The ability to send software to vehicles, coupled with upcoming advancements like self-driving software, also opens drivers up to other examples of dystopian nonsense. This ranges from things like BMW's controversial heated seats policy, to a vehicle theoretically repossessing itself. Consumer unfriendly actions are possible regardless of whether or not OTA updates exist, but the feature makes said policies a lot simpler to implement.

They're only going to get more common

Love them or hate them, you can't halt progress. Over-the-air updates are only going to become more common as new vehicles with the feature hit the market, and older vehicles with the feature trickle into the second hand market.

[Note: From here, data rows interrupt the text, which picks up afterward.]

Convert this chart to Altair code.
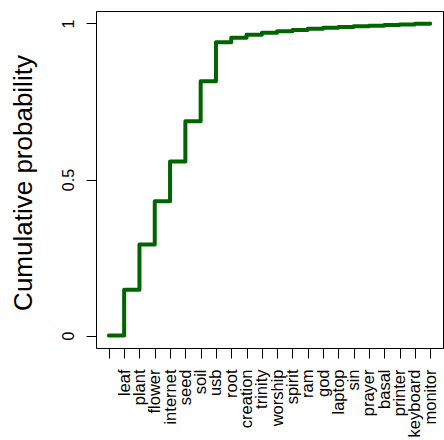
import json
import altair as alt
import pandas as pd

words = ["leaf", "plant", "flower", "internet", "seed", "soil", "usb", "root",
         "creation", "trinity", "worship", "spirit", "ram", "god", "laptop", "sin",
         "prayer", "basal", "printer", "keyboard", "monitor"]
cum_prob = [0.0, 0.147, 0.292, 0.430, 0.558, 0.687, 0.815, 0.940, 0.954, 0.964,
            0.970, 0.975, 0.979, 0.983, 0.986, 0.989, 0.991, 0.993, 0.995, 0.997,
            0.999, 1.0]
y_ticks = [0, 0.5, 1]

idx = list(range(len(cum_prob)))
df = pd.DataFrame({"i": idx, "p": cum_prob})

n = len(cum_prob) - 1
pad_x = 0.04 * n
label_expr = "datum.value == 0 ? '' : " + json.dumps(words) + "[datum.value - 1]"

FONT = "Liberation Sans"

chart = alt.Chart(df).mark_line(
    interpolate="step-after", color="#006400", strokeWidth=4,
    strokeCap="round", strokeJoin="round"
).encode(
    x=alt.X("i:Q",
            scale=alt.Scale(domain=[-pad_x, n + pad_x], nice=False, zero=False),
            axis=alt.Axis(values=idx, labelExpr=label_expr, title="",
                          grid=False, domain=False, tickSize=10, tickColor="black",
                          labelAngle=270, labelAlign="right", labelBaseline="middle",
                          labelPadding=11, labelFontSize=16.5, labelFont=FONT,
                          labelColor="black", labelOverlap=False, labelFlush=False)),
    y=alt.Y("p:Q",
            scale=alt.Scale(domain=[-0.04, 1.04], nice=False, zero=False),
            axis=alt.Axis(values=y_ticks, format=".1~f", title="Cumulative probability",
                          grid=False, domain=False, tickSize=10, tickColor="black",
                          labelAngle=270, labelAlign="center", labelBaseline="bottom",
                          labelPadding=10, labelFontSize=16, labelFont=FONT,
                          labelColor="black", labelFlush=False,
                          titleFont=FONT, titleFontSize=26, titleFontWeight="normal",
                          titleColor="black", titleAngle=270, titleX=-65, titleY=171.5,
                          titleAlign="center", titleBaseline="alphabetic")),
).properties(
    width=347, height=337,
    autosize=alt.AutoSizeParams(type="none"),
    padding={"left": 96, "top": 11, "right": 1, "bottom": 92},
).configure(
    background="white"
).configure_view(
    stroke="black", strokeWidth=1
)

chart.save("out.html", embed_options={"renderer": "svg", "actions": False})
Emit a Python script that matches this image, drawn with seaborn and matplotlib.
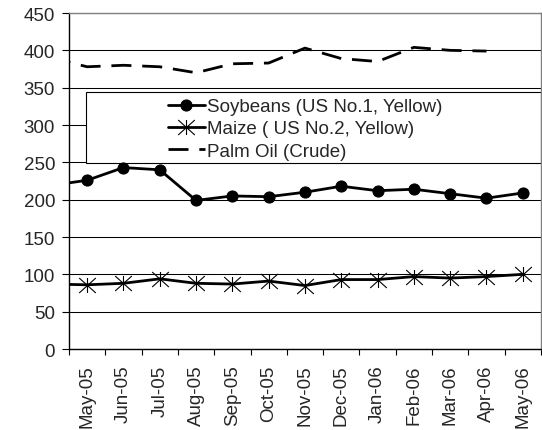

The feature is still arguably rare, and only available in what many would consider new and cutting edge vehicles. But it's going to get more common across the board for a number of reasons.

The first is convenience. It makes life a lot easier for the customers, and can save manufacturers both time and money. Instead of using dealership staff to handle things like recalls, manufacturers can instead push many fixes out over the air — which saves them an absolute fortune. The customer also saves an afternoon, and everybody wins. While there are minor risks, these are negligible and far outweighed by the system's obvious benefits.

Then there is the increasing popularity of electric vehicles. Many EVs feature OTA updates as standard. With the green vehicles featuring more electrical components as standard, OTA updates are arguably the best way to keep one optimized. Manufacturers also enjoy cramming as much cutting-edge tech into their EVs as possible. So if you have yet to experience an OTA update, you're more than likely to do so at some point in the near future. That is, unless you have automatic updates on and don't even notice.